For each line that holds "with", copy the line out.

+---+

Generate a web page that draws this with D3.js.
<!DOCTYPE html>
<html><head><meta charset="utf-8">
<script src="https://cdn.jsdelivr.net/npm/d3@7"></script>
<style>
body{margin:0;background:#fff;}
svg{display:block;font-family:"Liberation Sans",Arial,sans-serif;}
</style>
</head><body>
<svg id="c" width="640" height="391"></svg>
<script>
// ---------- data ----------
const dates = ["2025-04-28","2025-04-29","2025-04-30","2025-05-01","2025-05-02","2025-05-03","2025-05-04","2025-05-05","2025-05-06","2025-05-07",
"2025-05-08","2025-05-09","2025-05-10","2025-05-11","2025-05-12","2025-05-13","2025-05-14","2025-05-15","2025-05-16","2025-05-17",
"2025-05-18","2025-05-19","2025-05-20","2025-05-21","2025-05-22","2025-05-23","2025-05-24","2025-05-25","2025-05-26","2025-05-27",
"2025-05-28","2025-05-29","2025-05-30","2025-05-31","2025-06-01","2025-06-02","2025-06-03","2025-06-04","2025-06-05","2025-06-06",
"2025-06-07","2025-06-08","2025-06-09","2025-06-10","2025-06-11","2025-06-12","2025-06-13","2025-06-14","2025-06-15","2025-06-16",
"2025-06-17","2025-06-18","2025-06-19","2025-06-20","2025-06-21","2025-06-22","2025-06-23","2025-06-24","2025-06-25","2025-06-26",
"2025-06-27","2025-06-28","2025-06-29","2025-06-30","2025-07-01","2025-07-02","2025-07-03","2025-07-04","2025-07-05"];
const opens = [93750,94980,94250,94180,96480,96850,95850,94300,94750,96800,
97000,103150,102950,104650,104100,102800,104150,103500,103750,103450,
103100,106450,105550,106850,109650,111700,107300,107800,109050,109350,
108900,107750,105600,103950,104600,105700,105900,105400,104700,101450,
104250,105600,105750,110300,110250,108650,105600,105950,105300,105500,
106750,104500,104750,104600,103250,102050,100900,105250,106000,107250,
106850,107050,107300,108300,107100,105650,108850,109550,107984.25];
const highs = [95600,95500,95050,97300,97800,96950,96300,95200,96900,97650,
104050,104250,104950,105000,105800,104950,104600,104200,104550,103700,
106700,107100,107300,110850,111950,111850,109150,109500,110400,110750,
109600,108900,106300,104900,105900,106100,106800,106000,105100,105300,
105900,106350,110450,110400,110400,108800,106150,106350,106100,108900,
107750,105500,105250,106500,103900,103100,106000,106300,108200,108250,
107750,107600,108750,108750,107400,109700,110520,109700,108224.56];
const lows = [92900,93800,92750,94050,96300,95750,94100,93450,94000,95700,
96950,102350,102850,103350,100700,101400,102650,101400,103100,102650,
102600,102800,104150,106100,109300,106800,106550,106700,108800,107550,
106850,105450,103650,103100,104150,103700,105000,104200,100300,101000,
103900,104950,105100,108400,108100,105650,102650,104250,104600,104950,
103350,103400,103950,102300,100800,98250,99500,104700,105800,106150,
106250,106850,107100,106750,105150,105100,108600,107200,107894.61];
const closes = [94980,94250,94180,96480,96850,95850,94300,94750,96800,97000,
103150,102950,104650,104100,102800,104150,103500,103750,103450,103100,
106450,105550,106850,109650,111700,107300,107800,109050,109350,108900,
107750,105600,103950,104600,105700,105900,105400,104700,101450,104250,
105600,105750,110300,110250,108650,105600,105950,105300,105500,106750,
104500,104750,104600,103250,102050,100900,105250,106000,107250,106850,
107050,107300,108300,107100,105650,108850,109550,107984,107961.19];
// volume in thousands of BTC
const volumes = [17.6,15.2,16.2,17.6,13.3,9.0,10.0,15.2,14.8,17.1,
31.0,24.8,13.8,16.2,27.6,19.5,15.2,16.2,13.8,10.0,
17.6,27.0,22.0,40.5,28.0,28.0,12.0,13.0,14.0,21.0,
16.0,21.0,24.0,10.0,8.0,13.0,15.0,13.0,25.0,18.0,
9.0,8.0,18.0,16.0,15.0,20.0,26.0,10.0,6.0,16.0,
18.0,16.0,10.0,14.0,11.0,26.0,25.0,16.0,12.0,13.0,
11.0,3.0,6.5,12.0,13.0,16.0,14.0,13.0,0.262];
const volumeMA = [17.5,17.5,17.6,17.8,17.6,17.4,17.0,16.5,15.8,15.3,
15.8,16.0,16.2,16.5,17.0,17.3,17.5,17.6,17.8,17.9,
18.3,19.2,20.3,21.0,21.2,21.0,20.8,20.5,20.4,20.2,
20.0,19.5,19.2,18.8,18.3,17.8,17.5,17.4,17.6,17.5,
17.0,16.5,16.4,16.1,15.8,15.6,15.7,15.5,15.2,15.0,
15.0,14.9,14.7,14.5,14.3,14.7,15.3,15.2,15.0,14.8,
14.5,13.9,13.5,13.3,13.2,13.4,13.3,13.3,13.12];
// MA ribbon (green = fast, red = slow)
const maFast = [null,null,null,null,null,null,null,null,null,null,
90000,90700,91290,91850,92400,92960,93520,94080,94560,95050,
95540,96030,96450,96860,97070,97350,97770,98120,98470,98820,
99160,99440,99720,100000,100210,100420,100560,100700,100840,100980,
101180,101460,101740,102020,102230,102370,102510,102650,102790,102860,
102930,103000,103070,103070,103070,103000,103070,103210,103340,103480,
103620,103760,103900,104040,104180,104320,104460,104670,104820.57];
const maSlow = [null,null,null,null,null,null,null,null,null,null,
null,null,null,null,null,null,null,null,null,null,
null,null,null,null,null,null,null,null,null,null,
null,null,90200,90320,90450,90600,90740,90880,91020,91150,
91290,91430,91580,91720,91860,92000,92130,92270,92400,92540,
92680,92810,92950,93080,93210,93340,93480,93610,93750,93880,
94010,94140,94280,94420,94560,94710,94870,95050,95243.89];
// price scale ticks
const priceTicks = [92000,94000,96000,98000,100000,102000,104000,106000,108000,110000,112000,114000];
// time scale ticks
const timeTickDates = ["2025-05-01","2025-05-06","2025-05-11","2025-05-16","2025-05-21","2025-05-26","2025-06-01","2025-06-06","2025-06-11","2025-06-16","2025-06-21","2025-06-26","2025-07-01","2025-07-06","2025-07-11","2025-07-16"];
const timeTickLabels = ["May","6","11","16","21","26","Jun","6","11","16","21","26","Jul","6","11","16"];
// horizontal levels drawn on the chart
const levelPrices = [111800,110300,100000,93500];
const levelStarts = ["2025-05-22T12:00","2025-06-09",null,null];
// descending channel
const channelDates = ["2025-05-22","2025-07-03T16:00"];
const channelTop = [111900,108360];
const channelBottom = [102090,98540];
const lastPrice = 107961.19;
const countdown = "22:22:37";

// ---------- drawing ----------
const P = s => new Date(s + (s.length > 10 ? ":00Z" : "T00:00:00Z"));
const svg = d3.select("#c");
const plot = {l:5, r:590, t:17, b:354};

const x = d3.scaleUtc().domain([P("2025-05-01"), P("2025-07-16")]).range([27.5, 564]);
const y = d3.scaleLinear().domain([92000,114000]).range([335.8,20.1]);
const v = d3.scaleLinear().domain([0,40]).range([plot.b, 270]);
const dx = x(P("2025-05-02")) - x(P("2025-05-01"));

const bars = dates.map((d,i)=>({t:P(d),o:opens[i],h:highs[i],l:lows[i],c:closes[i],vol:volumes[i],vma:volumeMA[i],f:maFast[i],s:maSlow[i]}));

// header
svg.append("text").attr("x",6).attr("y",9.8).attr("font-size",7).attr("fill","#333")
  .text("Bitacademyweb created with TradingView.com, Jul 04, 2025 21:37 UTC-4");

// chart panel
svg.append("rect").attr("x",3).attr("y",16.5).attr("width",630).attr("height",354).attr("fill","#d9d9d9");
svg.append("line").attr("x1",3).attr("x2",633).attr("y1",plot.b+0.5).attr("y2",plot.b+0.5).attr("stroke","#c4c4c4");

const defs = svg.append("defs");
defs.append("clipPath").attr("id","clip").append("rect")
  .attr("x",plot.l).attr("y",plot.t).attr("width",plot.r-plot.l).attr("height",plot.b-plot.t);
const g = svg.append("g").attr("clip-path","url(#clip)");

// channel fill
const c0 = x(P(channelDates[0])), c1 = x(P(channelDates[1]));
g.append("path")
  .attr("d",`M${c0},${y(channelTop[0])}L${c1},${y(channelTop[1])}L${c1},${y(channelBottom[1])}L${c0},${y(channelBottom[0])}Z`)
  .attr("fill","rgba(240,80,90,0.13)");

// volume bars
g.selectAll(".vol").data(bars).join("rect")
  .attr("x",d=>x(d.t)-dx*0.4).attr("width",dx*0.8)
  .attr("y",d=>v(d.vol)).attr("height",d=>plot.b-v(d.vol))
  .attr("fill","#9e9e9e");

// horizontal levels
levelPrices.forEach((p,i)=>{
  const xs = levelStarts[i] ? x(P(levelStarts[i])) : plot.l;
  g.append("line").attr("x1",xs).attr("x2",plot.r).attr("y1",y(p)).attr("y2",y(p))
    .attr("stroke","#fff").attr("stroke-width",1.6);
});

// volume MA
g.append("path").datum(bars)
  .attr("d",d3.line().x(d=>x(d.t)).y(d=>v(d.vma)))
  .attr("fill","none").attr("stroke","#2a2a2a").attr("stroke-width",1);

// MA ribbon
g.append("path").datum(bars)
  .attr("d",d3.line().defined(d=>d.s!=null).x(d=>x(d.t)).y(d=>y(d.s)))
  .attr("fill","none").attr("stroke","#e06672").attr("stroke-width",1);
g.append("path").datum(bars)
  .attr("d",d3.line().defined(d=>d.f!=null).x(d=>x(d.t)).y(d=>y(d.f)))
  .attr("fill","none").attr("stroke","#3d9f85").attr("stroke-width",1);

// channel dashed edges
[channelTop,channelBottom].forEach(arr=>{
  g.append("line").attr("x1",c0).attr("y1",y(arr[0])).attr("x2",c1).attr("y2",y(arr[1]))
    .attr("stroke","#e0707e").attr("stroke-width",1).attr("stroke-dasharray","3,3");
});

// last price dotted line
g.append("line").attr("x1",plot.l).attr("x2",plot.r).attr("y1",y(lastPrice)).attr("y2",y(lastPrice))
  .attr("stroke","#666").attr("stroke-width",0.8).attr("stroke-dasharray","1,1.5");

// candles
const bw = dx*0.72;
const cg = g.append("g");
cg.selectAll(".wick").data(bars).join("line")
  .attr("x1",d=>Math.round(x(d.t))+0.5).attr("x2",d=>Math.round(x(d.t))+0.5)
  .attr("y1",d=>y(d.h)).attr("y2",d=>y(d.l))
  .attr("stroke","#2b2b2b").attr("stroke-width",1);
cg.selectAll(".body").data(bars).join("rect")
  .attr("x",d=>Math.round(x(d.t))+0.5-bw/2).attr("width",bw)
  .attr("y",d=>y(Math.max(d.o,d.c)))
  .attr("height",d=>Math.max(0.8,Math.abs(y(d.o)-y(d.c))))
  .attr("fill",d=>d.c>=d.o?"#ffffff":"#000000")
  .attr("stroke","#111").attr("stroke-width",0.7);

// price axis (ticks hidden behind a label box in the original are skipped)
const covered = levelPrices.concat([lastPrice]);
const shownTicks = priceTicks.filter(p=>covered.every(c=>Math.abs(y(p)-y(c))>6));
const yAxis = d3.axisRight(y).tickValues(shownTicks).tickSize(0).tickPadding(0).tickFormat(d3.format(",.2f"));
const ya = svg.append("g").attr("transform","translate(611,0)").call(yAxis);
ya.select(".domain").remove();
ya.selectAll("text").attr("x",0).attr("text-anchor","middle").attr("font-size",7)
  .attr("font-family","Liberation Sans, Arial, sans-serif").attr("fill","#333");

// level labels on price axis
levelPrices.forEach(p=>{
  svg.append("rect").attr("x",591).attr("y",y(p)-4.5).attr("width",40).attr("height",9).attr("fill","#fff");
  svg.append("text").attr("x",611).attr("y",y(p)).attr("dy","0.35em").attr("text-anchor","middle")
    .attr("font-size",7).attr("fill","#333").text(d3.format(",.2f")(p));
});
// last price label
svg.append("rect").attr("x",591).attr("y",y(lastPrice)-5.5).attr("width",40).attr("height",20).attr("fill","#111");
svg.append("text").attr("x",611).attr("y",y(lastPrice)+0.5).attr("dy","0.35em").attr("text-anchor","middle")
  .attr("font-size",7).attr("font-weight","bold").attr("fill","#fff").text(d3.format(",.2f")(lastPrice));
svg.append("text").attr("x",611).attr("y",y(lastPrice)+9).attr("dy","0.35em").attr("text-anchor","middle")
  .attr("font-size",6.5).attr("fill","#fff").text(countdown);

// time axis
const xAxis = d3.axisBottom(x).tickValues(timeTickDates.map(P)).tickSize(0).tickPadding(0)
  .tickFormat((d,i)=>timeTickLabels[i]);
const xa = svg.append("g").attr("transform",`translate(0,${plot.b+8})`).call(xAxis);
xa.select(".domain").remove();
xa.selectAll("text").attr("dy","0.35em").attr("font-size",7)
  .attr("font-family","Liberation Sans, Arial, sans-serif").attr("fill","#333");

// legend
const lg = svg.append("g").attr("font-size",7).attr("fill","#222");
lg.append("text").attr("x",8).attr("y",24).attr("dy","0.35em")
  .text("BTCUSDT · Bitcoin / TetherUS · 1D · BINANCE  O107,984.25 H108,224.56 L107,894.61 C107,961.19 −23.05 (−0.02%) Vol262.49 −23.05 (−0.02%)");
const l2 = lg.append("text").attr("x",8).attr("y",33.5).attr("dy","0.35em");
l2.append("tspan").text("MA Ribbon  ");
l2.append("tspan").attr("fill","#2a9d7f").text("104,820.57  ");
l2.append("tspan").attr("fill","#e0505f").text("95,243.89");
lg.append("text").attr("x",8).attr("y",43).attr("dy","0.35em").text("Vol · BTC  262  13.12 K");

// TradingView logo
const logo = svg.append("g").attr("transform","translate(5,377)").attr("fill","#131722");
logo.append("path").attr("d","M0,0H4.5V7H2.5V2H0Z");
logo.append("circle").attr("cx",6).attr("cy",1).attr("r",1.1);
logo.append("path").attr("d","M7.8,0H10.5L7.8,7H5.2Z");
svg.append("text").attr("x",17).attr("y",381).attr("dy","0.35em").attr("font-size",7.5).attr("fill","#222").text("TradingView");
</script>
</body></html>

+---+

▶ Solution to the problem:
Generate a web page that draws this with D3.js.
  .text("Bitacademyweb created with TradingView.com, Jul 04, 2025 21:37 UTC-4");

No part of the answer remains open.